Road salt stockpiles get smaller

By Tom Rivers, Editor Posted 19 February 2014 at 12:00 am

‘Old-fashioned winter’ drives up costs for salt, OT

Photo by Tom Rivers – A Village of Albion plow truck was out in early February after another snow storm.

The cold and snow hit hard around around Thanksgiving and it has stuck around since, with little breaks in the frigid temperatures.

The unrelenting winter has kept local municipal highway crews busy. Their stockpiles of road salt are shrinking, while costs climb for overtime and fuel for the plow trucks.

“It’s been one of the longest winters that I can remember,” said Ed Morgan, Murray highway superintendent. “It started right after Thanksgiving and it’s been steady.”

Murray typically uses 1,000 to 1,200 tons of road salt a year. The town has already gone through 1,300 to 1,400 tons this winter, Morgan said.

He has 400 left in the highway storage shed. The town might buy another 400 tons, in addition to its stockpile.

The town of Barre has the most roads to work on in the county with 62 miles of town, plus 20 miles of county roads. Barre usually uses 1,200 to 1,400 tons of salt and is up to about 2,100 tons so far this winter, said Dale Ostroski, the town highway superintendent.

Last evening was a rare chance for him to be home. The highway crews have been working at all hours of the day, plowing and salting roads.

Ostroski said he has enough salt stored to last until the end of winter.

“We can get through it,” he said.

Some municipalities in the state and outside New York worry they will run out of salt. They are scrambling to get more. February and March often have days with temperatures near freezing, when salt should be deployed.

Local highway chiefs interviewed say they are in “good shape” with their salt supply. Many of the towns entered the winter with deep reserves. The previous two winters were far less demanding, which allowed the salt stockpiles to grow.

Some days have been so cold that towns actually didn’t use salt. When it drops below 15 degrees, salt doesn’t work. It needs moisture to activate, said Roger Wolfe, Yates highway superintendent.

Some of the recent sub-zero days actually were too cold for the municipalities to spread salt, although some use a mix that can be effective as low as 0 degrees.

Wolfe said the towns would have used more salt if the sub-zero temps had been in the teens or the 20s.

Yates has about 500 or 600 tons left for the winter. It plows 72 miles of roads.

“We’ve used more salt than in the previous two years,” Wolfe said.

He is thankful he has salt storage facilities that allowed the town to have a sizable stockpile. Other municipalities in the state have smaller storage sheds, forcing them to do frequent orders for salt. Many salt suppliers are only giving partial orders right now. Companies such as American Rock Salt in Livingston County are trying to serve as many customers as possible by giving them smaller salt orders.

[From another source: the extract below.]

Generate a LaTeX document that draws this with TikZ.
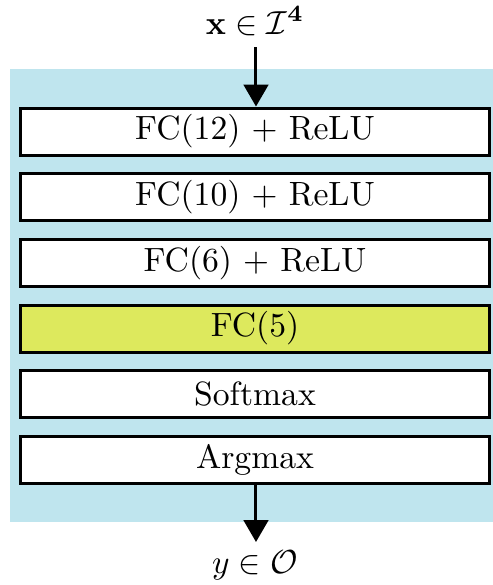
\documentclass[tikz,border=0pt]{standalone}
\usepackage{amsmath,amssymb}
\usetikzlibrary{arrows.meta}
\definecolor{bgblue}{RGB}{191,229,238}
\definecolor{fcyellow}{RGB}{221,233,93}
\begin{document}
\begin{tikzpicture}[x=0.3pt,y=-0.3pt,
  layer/.style={draw=black,line width=0.9pt,fill=white,minimum width=141pt,minimum height=14.1pt,inner sep=0pt,font=\fontsize{10.1}{12}\selectfont},
  lbl/.style={anchor=base,inner sep=0pt,font=\fontsize{10.1}{12}\selectfont},
  flow/.style={line width=0.9pt,-{Triangle[width=7.4pt,length=6.6pt]}}]
\useasboundingbox (0,0) rectangle (493,585);
\fill[bgblue] (10,69) rectangle (493,522);
\node[layer] (l1) at (255,131.5) {FC(12) $+$ ReLU};
\node[layer] (l2) at (255,197) {FC(10) $+$ ReLU};
\node[layer] (l3) at (255,263) {FC(6) $+$ ReLU};
\node[layer,fill=fcyellow] (l4) at (255,328.5) {FC(5)};
\node[layer] (l5) at (255,394) {Softmax};
\node[layer] (l6) at (255,459.5) {Argmax};
\node[lbl] (in) at (255,34) {$\mathbf{x}\in\mathcal{I}^{\mathbf{4}}$};
\node[lbl] (out) at (255,573) {$y\in\mathcal{O}$};
\coordinate (a0) at (256,47);
\coordinate (b1) at (256,542);
\draw[flow] (a0) -- (a0 |- l1.north);
\draw[flow] (l6.south -| b1) -- (b1);
\end{tikzpicture}
\end{document}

The Village of Albion has used about 1,400 tons of salt so far, about 400 more than in an average winter, said Dale Brooks, the DPW superintendent. The village pays $42 a ton. The municipalities buy the salt on a state bid.

They have to buy at least 70 percent of their contract. In a light winter, like the previous two, the towns and villages will see their stockpiles grow.

They can keep the $42 price for up to 120 percent of their contract. After that, the price increases. Brooks said the village had about 500 tons stockpiled before the winter.

He had hoped to buy 800 tons this winter, but the December ice storms “burned up our salt.”

“We haven’t seen something like this in 15 or 20 years,” he said. “It’s an old-fashioned winter.”

A few warmer days beginning today doesn’t mean the highway crews will get to rest easy. The deep freeze and thaw has cracked roads and created many sizable potholes. The highway superintendents say they will be out with their crews trying to patch some of the roads.